The Chinese leaders were very kind to me, and I think it was just … My mother was a scholar of Chinese Confucianism. She’s studied Zhu Xi  … Zhu Xi is one of the most revered scholars in the history of China. My mother did her PhD dissertation on Zhu Xi. And when I told the Chinese authorities about that, they just went crazy. They took me to every place that Zhu Xi had been, where he lived, where he studied, where he planted a tree. … They revealed a lot to me and asked for my advice and help in doing things like fixing the healthcare system. And so I think I came away from that not being naive about the issues that exist between US and China, but a sense [with an understanding that] that this is not a nameless, faceless group of autocrats, right? These are real human beings.

[Consider] Li Keqiang, the premiere.
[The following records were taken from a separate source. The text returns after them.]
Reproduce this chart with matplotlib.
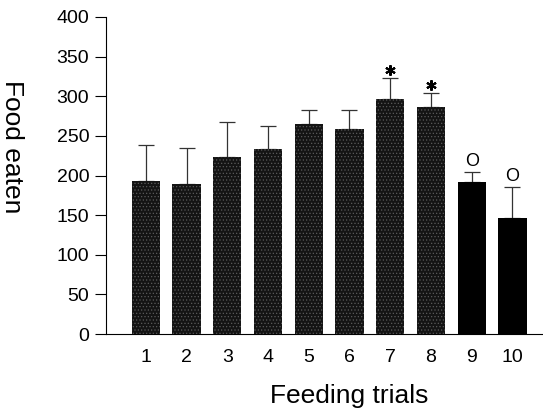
import numpy as np
import matplotlib.pyplot as plt

plt.rcParams['font.family'] = ['Liberation Sans', 'DejaVu Sans']
plt.rcParams['hatch.linewidth'] = 0.5

# data
trials = [1, 2, 3, 4, 5, 6, 7, 8, 9, 10]
food = [193, 189, 223, 234, 265, 259, 297, 287, 192, 147]
err = [46, 46, 45, 29, 18, 24, 26, 17, 12, 38]
marks = ['', '', '', '', '', '', '*', '*', 'o', 'o']

fig = plt.figure(figsize=(5.43, 4.12), dpi=100)
ax = fig.add_axes([0.195, 0.189, 0.805, 0.77])

x = np.array(trials)
face = ['#141414'] * 8 + ['#000000'] * 2
hatch = ['.....'] * 8 + [''] * 2
for i in range(len(x)):
    ax.bar(x[i], food[i], width=0.69, color=face[i], edgecolor='#5a5a5a',
           hatch=hatch[i], linewidth=0, zorder=2)
ax.errorbar(x, food, yerr=[np.zeros(len(err)), err], fmt='none',
            ecolor='#333333', elinewidth=0.9, capsize=6, capthick=0.9, zorder=1)

for i in range(len(x)):
    top = food[i] + err[i]
    if marks[i] == '*':
        ax.plot(x[i], top + 10, marker=(6, 2, 0), ms=7.5, mec='black', mew=1.5,
                ls='none')
    elif marks[i] == 'o':
        ax.text(x[i], top + 14, 'O', ha='center', va='center', fontsize=13)

ax.set_xlim(0.02, 10.75)
ax.set_ylim(0, 400)
ax.set_yticks(np.arange(0, 401, 50))
ax.set_xticks(x)
ax.tick_params(axis='x', length=0, pad=11, labelsize=14)
ax.tick_params(axis='y', direction='out', length=8, width=0.8, pad=4, labelsize=14)

for s in ['top', 'right']:
    ax.spines[s].set_visible(False)
ax.spines['left'].set_linewidth(0.8)
ax.spines['bottom'].set_linewidth(0.8)

ax.set_xlabel('Feeding trials', fontsize=19)
ax.xaxis.set_label_coords(0.557, -0.158)
ax.set_ylabel('Food eaten', fontsize=19, rotation=270, va='center')
ax.yaxis.set_label_coords(-0.215, 0.59)

plt.savefig('out.png', dpi=100)
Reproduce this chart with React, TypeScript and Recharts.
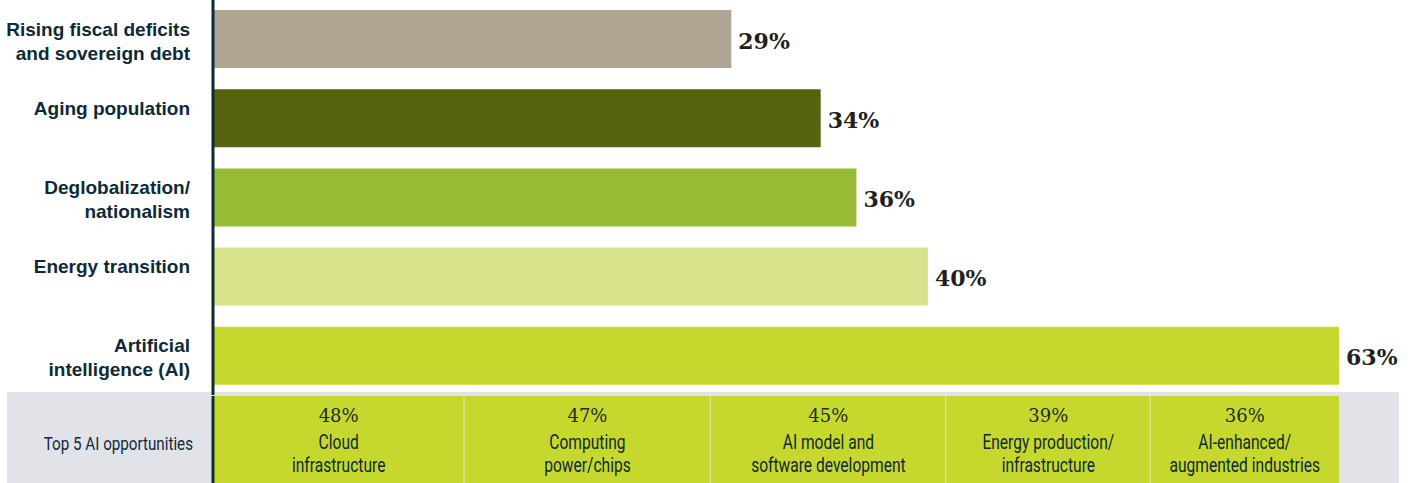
import { Bar, BarChart, Cell, LabelList, XAxis, YAxis } from "recharts";

const DRIVERS = [
  "Rising fiscal deficits\nand sovereign debt",
  "Aging population",
  "Deglobalization/\nnationalism",
  "Energy transition",
  "Artificial\nintelligence (AI)",
];
const DRIVER_VALUES = [29, 34, 36, 40, 63];
const DRIVER_COLORS = ["#aea693", "#56620d", "#96bb34", "#d8e38b", "#c6d82e"];

const OPPORTUNITY_ROW_LABEL = "Top 5 AI opportunities";
const OPPORTUNITIES = [
  "Cloud\ninfrastructure",
  "Computing\npower/chips",
  "AI model and\nsoftware development",
  "Energy production/\ninfrastructure",
  "AI-enhanced/\naugmented industries",
];
const OPPORTUNITY_VALUES = [48, 47, 45, 39, 36];

const INK = "#0e2a38";
const AXIS = "#0e2a36";
// no condensed face installed, so Roboto gets squeezed horizontally
const NARROW = "Roboto, sans-serif";
const SERIF = "'DejaVu Serif', Georgia, serif";

const driverData = DRIVERS.map((name, i) => ({ name, value: DRIVER_VALUES[i] }));
const oppKeys = OPPORTUNITY_VALUES.map((_, i) => `o${i}`);
const oppRow: Record<string, string | number> = { name: OPPORTUNITY_ROW_LABEL };
OPPORTUNITY_VALUES.forEach((v, i) => {
  oppRow[oppKeys[i]] = v;
});
const oppTotal = OPPORTUNITY_VALUES.reduce((s, v) => s + v, 0);

function DriverTick(props: any) {
  const { x, y, payload } = props;
  const lines = String(payload.value).split("\n");
  return (
    <text x={x} y={y} textAnchor="end" fontFamily="'Liberation Sans', Arial, sans-serif" fontWeight="bold" fontSize={19} fill={INK}>
      {lines.map((line, i) => (
        <tspan key={i} x={x} y={y - 3 + i * 24}>
          {line}
        </tspan>
      ))}
    </text>
  );
}

function OppTick(props: any) {
  const { x, y, payload } = props;
  return (
    <text
      transform={`translate(${x},${y + 10.5}) scale(0.8,1)`}
      x={0}
      y={0}
      textAnchor="end"
      fontFamily={NARROW}
      fontSize={19}
      fill={INK}
    >
      {payload.value}
    </text>
  );
}

function driverValueLabel(props: any) {
  const { x, y, width, height, value } = props;
  return (
    <text x={x + width + 7} y={y + height / 2 + 9.5} fontFamily={SERIF} fontWeight="bold" fontSize={22} fill="#231f20">
      {value}%
    </text>
  );
}

function cellShape(isLast: boolean) {
  return (props: any) => {
    const { x, y, width, height, fill } = props;
    return (
      <g>
        <rect x={x} y={y} width={width} height={height} fill={fill} />
        {!isLast && <line x1={x + width} x2={x + width} y1={y} y2={y + height} stroke="#f3f5ea" strokeWidth={1.5} />}
      </g>
    );
  };
}

function cellLabel(index: number) {
  return (props: any) => {
    const { x, y, width } = props;
    const cx = x + width / 2;
    const lines = OPPORTUNITIES[index].split("\n");
    return (
      <g>
        <text x={cx} y={y + 26} textAnchor="middle" fontFamily={SERIF} fontSize={18} fill="#1d2b2b">
          {OPPORTUNITY_VALUES[index]}%
        </text>
        {lines.map((line, i) => (
          <text
            key={i}
            transform={`translate(${cx},${y + 53 + i * 23}) scale(0.76,1)`}
            x={0}
            y={0}
            textAnchor="middle"
            fontFamily={NARROW}
            fontSize={20.5}
            fill={INK}
          >
            {line}
          </text>
        ))}
      </g>
    );
  };
}

export default function App() {
  return (
    <div style={{ position: "absolute", left: 0, top: 0, width: 1415, height: 483, background: "#fff" }}>
      <div style={{ position: "absolute", left: 7, top: 392, width: 1392, height: 91, background: "#e2e3e8" }}>
        <BarChart
          width={1392}
          height={91}
          data={[oppRow]}
          layout="vertical"
          margin={{ top: 4, right: 60, bottom: 0, left: 0 }}
          barCategoryGap={0}
        >
          <XAxis type="number" domain={[0, oppTotal]} hide />
          {oppKeys.map((key, i) => (
            <Bar
              key={key}
              dataKey={key}
              stackId="opp"
              fill="#c6d82e"
              isAnimationActive={false}
              shape={cellShape(i === oppKeys.length - 1)}
            >
              <LabelList dataKey={key} content={cellLabel(i)} />
            </Bar>
          ))}
          <YAxis
            type="category"
            dataKey="name"
            width={206}
            tick={<OppTick />}
            tickLine={false}
            tickSize={0}
            tickMargin={20}
            axisLine={{ stroke: AXIS, strokeWidth: 3 }}
          />
        </BarChart>
      </div>
      <div style={{ position: "absolute", left: 0, top: 0, width: 1415, height: 395 }}>
        <BarChart
          width={1415}
          height={395}
          data={driverData}
          layout="vertical"
          margin={{ top: -1, right: 76, bottom: 0, left: 0 }}
        >
          <XAxis type="number" domain={[0, 63]} hide />
          <Bar dataKey="value" barSize={58} isAnimationActive={false}>
            {driverData.map((d, i) => (
              <Cell key={d.name} fill={DRIVER_COLORS[i]} />
            ))}
            <LabelList dataKey="value" content={driverValueLabel} />
          </Bar>
          <YAxis
            type="category"
            dataKey="name"
            width={213}
            interval={0}
            tick={<DriverTick />}
            tickLine={false}
            tickSize={0}
            tickMargin={23}
            axisLine={{ stroke: AXIS, strokeWidth: 3 }}
          />
        </BarChart>
      </div>
    </div>
  );
}
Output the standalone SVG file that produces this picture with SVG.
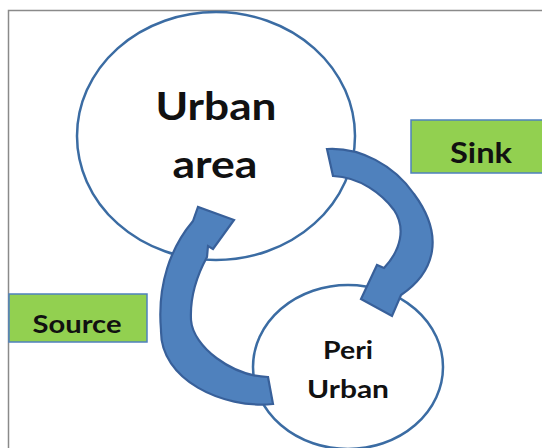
<svg xmlns="http://www.w3.org/2000/svg" width="542" height="448" viewBox="0 0 542 448">
  <style>
    .node { fill: #ffffff; stroke: #3b6ca3; stroke-width: 2.5; }
    .box { fill: #92d050; stroke: #4f81bd; stroke-width: 1.5; }
    .arrow { fill: #4f81bd; stroke: #38609a; stroke-width: 2.2; stroke-linejoin: miter; }
    .lbl { font-family: Lato, "Liberation Sans", sans-serif; font-weight: bold; fill: #111111; text-anchor: middle; }
  </style>
  <rect x="0" y="0" width="542" height="448" fill="#ffffff"/>
  <rect id="frame" x="8.5" y="10.5" width="600" height="500" fill="none" stroke="#8a8a8a" stroke-width="1.5"/>

  <g id="urban-area">
    <ellipse class="node" cx="216" cy="136" rx="139" ry="124"/>
    <text class="lbl" x="216" y="120" font-size="39" textLength="121" lengthAdjust="spacingAndGlyphs">Urban</text>
    <text class="lbl" x="215" y="178" font-size="39" textLength="85" lengthAdjust="spacingAndGlyphs">area</text>
  </g>

  <g id="peri-urban">
    <ellipse class="node" cx="348" cy="367" rx="95" ry="82"/>
    <text class="lbl" x="348" y="359" font-size="25" textLength="50" lengthAdjust="spacingAndGlyphs">Peri</text>
    <text class="lbl" x="348" y="398" font-size="25" textLength="82" lengthAdjust="spacingAndGlyphs">Urban</text>
  </g>

  <g id="sink">
    <rect class="box" x="411" y="120" width="140" height="53"/>
    <text class="lbl" x="481" y="163" font-size="29" textLength="62" lengthAdjust="spacingAndGlyphs">Sink</text>
  </g>

  <g id="source">
    <rect class="box" x="9" y="294" width="138" height="48"/>
    <text class="lbl" x="77" y="333" font-size="24" textLength="89" lengthAdjust="spacingAndGlyphs">Source</text>
  </g>

  <g id="connectors">
    <path id="arrow-sink" class="arrow" d="M327,149 C360,147 394,165 414,194 C445,236 435,272 401,295 L392,316 L361,299 L377,265 L384,268 C401,250 406,228 394,210 C382,194 360,177 333,176 Z"/>
    <path id="arrow-source" class="arrow" d="M268,377 L273,404 C223,409 160,380 161,330 C157,284 171,247 193,221 L198,207 L234,220 L213,249 L208,246 L207,257 C195,279 190,300 191,320 C193,347 232,376 268,377 Z"/>
  </g>
</svg>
I suggested to him that he should gather together all the heads of the financial institutions, just like Chancellor Merkel did, and just have dinner with us.

And so the very first time we did that, he brought all of us together … and he said, “This is a really great time of year because this was the one time of year where my belly was full.” (I mean – this is the premiere of China.) [He said], “Except during the holiday seasons, we were hungry all the time.

So the premiere, one of the most powerful people in the world, personally remembered a time when his belly was full only once a year. We all kind of stepped back and said, “This is different. These guys remember what it was like being hungry.” (And certainly nobody else at that table could remember a time where we were actually hungry.)

So I tend to have a more hopeful view that we’ll find a way forward [with China]. In fact, there are enough of us who are bilingual and bicultural, and we’ve got to figure out a way to move forward in a more productive manner. I think the criticisms that are brought from the West, I think they’re valid. And the West should make the criticisms that they’re going to make. But I also think that it’s so important for the entire world that we figure this out somehow. For someone who’s concerned about tackling poverty, if there were a rapprochement between China and Europe and the United States, and we figured out -- maybe on just one area, [for example] how to tackle poverty in Africa, [and] there was a kind of coming together around projects, or some kind of shared program, that would be so good.

…  China has made some of the largest commitments in terms of reducing its carbon footprint, but still needs to go further. And so how are you going to get there? There has to be some way of doing it along with Europe and the United States. And the sooner we find that path forward, the better.